Earlier on Wednesday an NTSB team boarded the idled

freighter, still anchored in the harbor channel with part of the

mangled bridge splayed over its bow, to begin interviewing the

ship's two pilots and 21 regular crew members who remained on

the vessel, safety board chief Jennifer Homendy said.

Investigators also began reviewing information collected

from the ship's Voyage Data Recorder, including radio traffic

between the pilot and shore-based authorities leading up to the

disaster.

The pilot was heard calling for tugboat assistance several

minutes before the crash, the first indication of distress to

harbor officials, followed by a radio report that the ship had

lost all power and was approaching the bridge, NTSB officials

said at a news briefing on Wednesday night.

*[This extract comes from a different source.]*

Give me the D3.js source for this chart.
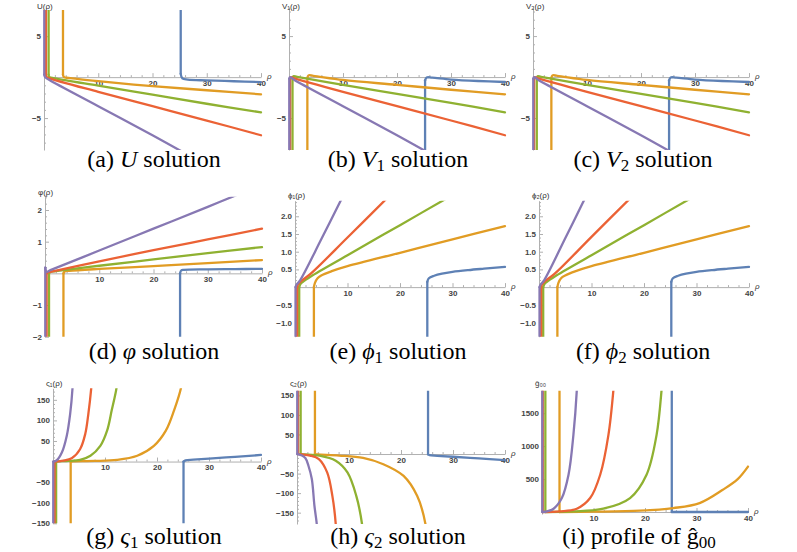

Video footage that captured the accident show the ship's

lights winking off, then back on briefly before the vessel's

lights go out again.

Homendy said recorder data was "consistent with a power

outage" but that an actual blackout had yet to be confirmed.

The recorder also picked up commands to the crew to drop

anchor, presumably aimed at slowing the vessel.

Safety board investigator Marcel Muise said data showed the

Dali, measuring about three football fields in length and piled

high with shipping containers, was moving at about 8 miles per

hour (12.8 km) when it struck a bridge abutment.

Homendy noted that the bridge, while deemed to be in

"satisfactory" condition from its most recent inspection in

2023, was constructed in such a way that failure of one

structural member "would likely cause a portion of, or the

entire bridge to collapse."

Further details of last-minute efforts to save lives emerged

on Wednesday from open-source recordings of emergency radio

chatter from the moments that authorities were alerted that the

cargo ship Dali was drifting out of control toward Key Bridge.

"Hold all traffic on the Key Bridge. There's a ship

approaching that just lost their steering," someone is heard

saying over a police radio.

While voices were heard discussing next steps, including

alerting any work crews to leave the bridge, one broke through

to say: "The whole bridge just fell down!" The audio was carried

by the public streaming service Broadcastify.

The U.S. Coast Guard's first priorities are to restore the

waterway for shipping, stabilize the crippled vessel and

extricate it, Vice Admiral Peter Gautier said at a White House

news briefing.

Of the ship's 4,700 cargo containers, 56 hold hazardous

materials but there is no threat to the public, Gautier said.

Two containers went overboard during the crash but they did not

contain hazardous materials. The ship was carrying more than 1.5

million gallons of fuel oil, Gautier added.

Homendy said some of hazmat containers aboard the vessel had

been breached and a sheen was noticed on the water's surface.